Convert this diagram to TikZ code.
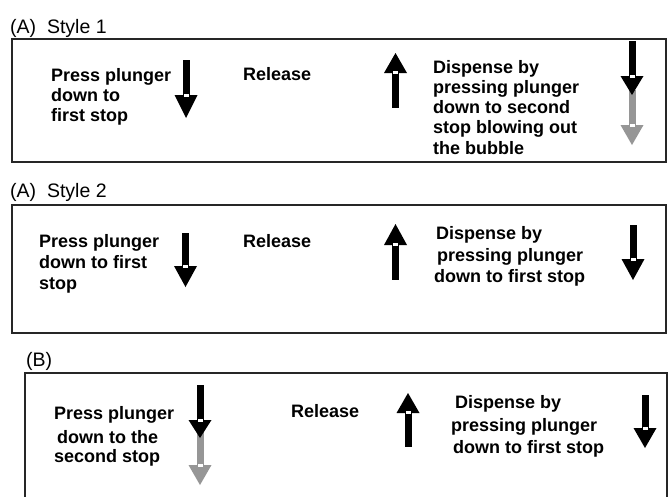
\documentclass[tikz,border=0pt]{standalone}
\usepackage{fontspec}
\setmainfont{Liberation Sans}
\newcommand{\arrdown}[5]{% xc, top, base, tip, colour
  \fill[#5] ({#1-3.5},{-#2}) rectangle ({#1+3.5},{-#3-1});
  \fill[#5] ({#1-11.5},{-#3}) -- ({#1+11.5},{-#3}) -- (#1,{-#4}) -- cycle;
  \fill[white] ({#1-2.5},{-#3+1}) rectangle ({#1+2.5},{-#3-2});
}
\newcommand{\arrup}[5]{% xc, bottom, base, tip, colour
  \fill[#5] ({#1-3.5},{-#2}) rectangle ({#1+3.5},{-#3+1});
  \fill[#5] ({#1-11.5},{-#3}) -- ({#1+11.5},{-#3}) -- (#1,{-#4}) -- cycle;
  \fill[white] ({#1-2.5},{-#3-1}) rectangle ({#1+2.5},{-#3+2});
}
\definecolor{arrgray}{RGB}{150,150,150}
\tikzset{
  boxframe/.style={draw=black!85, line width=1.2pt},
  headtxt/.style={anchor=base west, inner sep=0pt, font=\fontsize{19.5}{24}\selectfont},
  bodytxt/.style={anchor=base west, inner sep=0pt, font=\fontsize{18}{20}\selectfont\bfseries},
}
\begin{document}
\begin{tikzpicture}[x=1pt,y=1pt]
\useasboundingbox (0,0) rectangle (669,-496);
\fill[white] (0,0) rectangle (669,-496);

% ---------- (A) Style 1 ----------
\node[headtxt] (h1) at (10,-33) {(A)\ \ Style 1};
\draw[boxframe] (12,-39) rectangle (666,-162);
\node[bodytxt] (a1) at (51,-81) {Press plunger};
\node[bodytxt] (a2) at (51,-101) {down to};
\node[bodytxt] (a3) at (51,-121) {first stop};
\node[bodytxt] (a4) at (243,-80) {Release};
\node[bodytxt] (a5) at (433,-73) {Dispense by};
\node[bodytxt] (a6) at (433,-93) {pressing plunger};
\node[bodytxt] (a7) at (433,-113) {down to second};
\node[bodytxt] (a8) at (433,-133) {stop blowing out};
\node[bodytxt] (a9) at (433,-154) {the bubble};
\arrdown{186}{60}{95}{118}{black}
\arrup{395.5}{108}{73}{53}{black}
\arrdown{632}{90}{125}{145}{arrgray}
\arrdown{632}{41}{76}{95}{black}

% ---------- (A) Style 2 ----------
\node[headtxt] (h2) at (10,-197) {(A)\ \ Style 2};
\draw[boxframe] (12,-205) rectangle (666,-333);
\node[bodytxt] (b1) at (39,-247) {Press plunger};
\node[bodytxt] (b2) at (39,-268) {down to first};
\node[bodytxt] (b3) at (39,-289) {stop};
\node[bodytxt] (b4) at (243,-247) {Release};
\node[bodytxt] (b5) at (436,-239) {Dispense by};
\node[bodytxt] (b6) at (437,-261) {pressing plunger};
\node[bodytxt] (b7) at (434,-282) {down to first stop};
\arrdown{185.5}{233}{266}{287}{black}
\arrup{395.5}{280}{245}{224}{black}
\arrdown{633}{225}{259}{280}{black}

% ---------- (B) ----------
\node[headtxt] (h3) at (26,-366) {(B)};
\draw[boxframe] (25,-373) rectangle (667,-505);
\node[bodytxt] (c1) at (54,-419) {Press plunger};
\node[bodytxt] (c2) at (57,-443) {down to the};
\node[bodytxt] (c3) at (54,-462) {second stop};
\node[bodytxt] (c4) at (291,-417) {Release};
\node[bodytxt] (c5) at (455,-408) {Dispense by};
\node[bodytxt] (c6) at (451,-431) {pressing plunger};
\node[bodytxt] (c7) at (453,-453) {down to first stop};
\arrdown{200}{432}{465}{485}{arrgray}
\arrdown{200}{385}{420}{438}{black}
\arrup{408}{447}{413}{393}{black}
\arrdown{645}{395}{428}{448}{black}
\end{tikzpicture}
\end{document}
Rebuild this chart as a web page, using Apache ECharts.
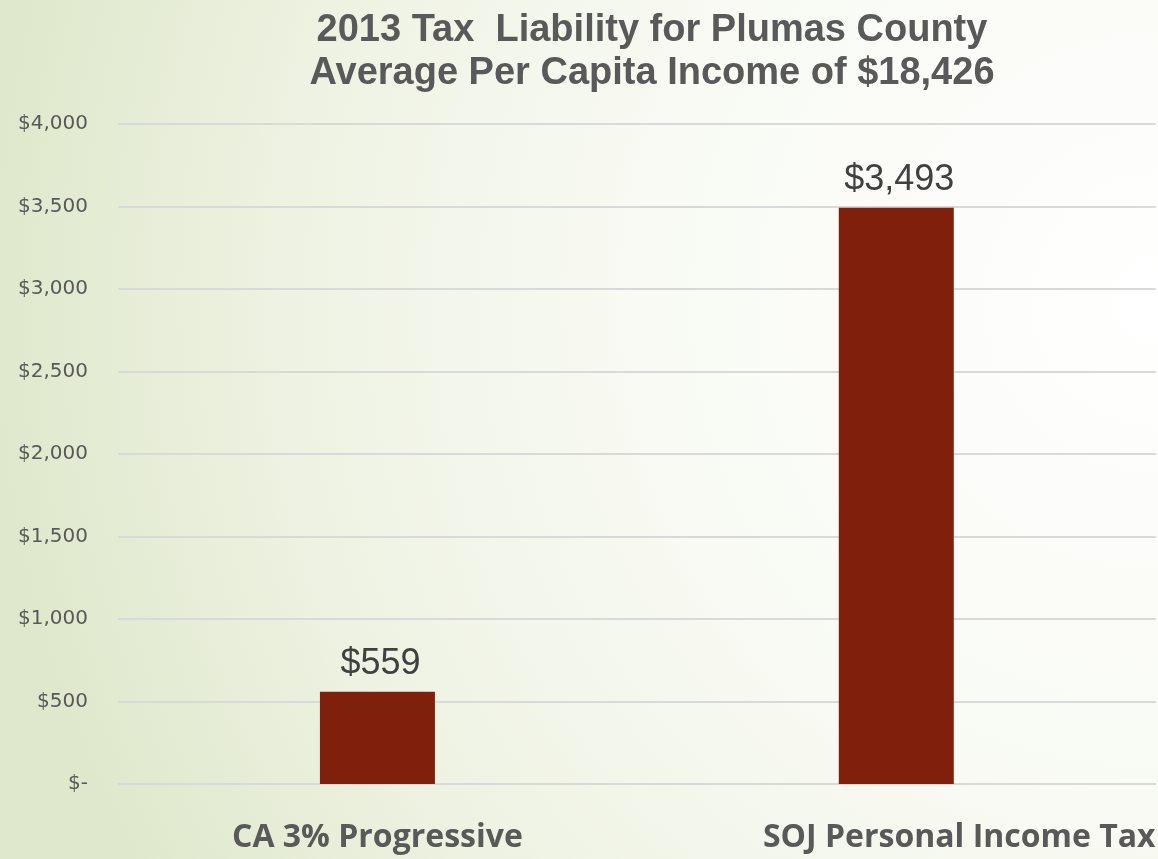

+++++

:: SET TASK ::
Copy all the lines of data exactly as they appear, dropping any images.

:: TASK RESULT ::
Convert this diagram to TikZ code.
\documentclass[tikz,border=0pt]{standalone}
\usepackage{fontspec}
\setmainfont{Liberation Sans}
\newcommand{\arrdown}[5]{% xc, top, base, tip, colour
  \fill[#5] ({#1-3.5},{-#2}) rectangle ({#1+3.5},{-#3-1});
  \fill[#5] ({#1-11.5},{-#3}) -- ({#1+11.5},{-#3}) -- (#1,{-#4}) -- cycle;
  \fill[white] ({#1-2.5},{-#3+1}) rectangle ({#1+2.5},{-#3-2});
}
\newcommand{\arrup}[5]{% xc, bottom, base, tip, colour
  \fill[#5] ({#1-3.5},{-#2}) rectangle ({#1+3.5},{-#3+1});
  \fill[#5] ({#1-11.5},{-#3}) -- ({#1+11.5},{-#3}) -- (#1,{-#4}) -- cycle;
  \fill[white] ({#1-2.5},{-#3-1}) rectangle ({#1+2.5},{-#3+2});
}
\definecolor{arrgray}{RGB}{150,150,150}
\tikzset{
  boxframe/.style={draw=black!85, line width=1.2pt},
  headtxt/.style={anchor=base west, inner sep=0pt, font=\fontsize{19.5}{24}\selectfont},
  bodytxt/.style={anchor=base west, inner sep=0pt, font=\fontsize{18}{20}\selectfont\bfseries},
}
\begin{document}
\begin{tikzpicture}[x=1pt,y=1pt]
\useasboundingbox (0,0) rectangle (669,-496);
\fill[white] (0,0) rectangle (669,-496);

% ---------- (A) Style 1 ----------
\node[headtxt] (h1) at (10,-33) {(A)\ \ Style 1};
\draw[boxframe] (12,-39) rectangle (666,-162);
\node[bodytxt] (a1) at (51,-81) {Press plunger};
\node[bodytxt] (a2) at (51,-101) {down to};
\node[bodytxt] (a3) at (51,-121) {first stop};
\node[bodytxt] (a4) at (243,-80) {Release};
\node[bodytxt] (a5) at (433,-73) {Dispense by};
\node[bodytxt] (a6) at (433,-93) {pressing plunger};
\node[bodytxt] (a7) at (433,-113) {down to second};
\node[bodytxt] (a8) at (433,-133) {stop blowing out};
\node[bodytxt] (a9) at (433,-154) {the bubble};
\arrdown{186}{60}{95}{118}{black}
\arrup{395.5}{108}{73}{53}{black}
\arrdown{632}{90}{125}{145}{arrgray}
\arrdown{632}{41}{76}{95}{black}

% ---------- (A) Style 2 ----------
\node[headtxt] (h2) at (10,-197) {(A)\ \ Style 2};
\draw[boxframe] (12,-205) rectangle (666,-333);
\node[bodytxt] (b1) at (39,-247) {Press plunger};
\node[bodytxt] (b2) at (39,-268) {down to first};
\node[bodytxt] (b3) at (39,-289) {stop};
\node[bodytxt] (b4) at (243,-247) {Release};
\node[bodytxt] (b5) at (436,-239) {Dispense by};
\node[bodytxt] (b6) at (437,-261) {pressing plunger};
\node[bodytxt] (b7) at (434,-282) {down to first stop};
\arrdown{185.5}{233}{266}{287}{black}
\arrup{395.5}{280}{245}{224}{black}
\arrdown{633}{225}{259}{280}{black}

% ---------- (B) ----------
\node[headtxt] (h3) at (26,-366) {(B)};
\draw[boxframe] (25,-373) rectangle (667,-505);
\node[bodytxt] (c1) at (54,-419) {Press plunger};
\node[bodytxt] (c2) at (57,-443) {down to the};
\node[bodytxt] (c3) at (54,-462) {second stop};
\node[bodytxt] (c4) at (291,-417) {Release};
\node[bodytxt] (c5) at (455,-408) {Dispense by};
\node[bodytxt] (c6) at (451,-431) {pressing plunger};
\node[bodytxt] (c7) at (453,-453) {down to first stop};
\arrdown{200}{432}{465}{485}{arrgray}
\arrdown{200}{385}{420}{438}{black}
\arrup{408}{447}{413}{393}{black}
\arrdown{645}{395}{428}{448}{black}
\end{tikzpicture}
\end{document}
Rebuild this chart as a web page, using Apache ECharts.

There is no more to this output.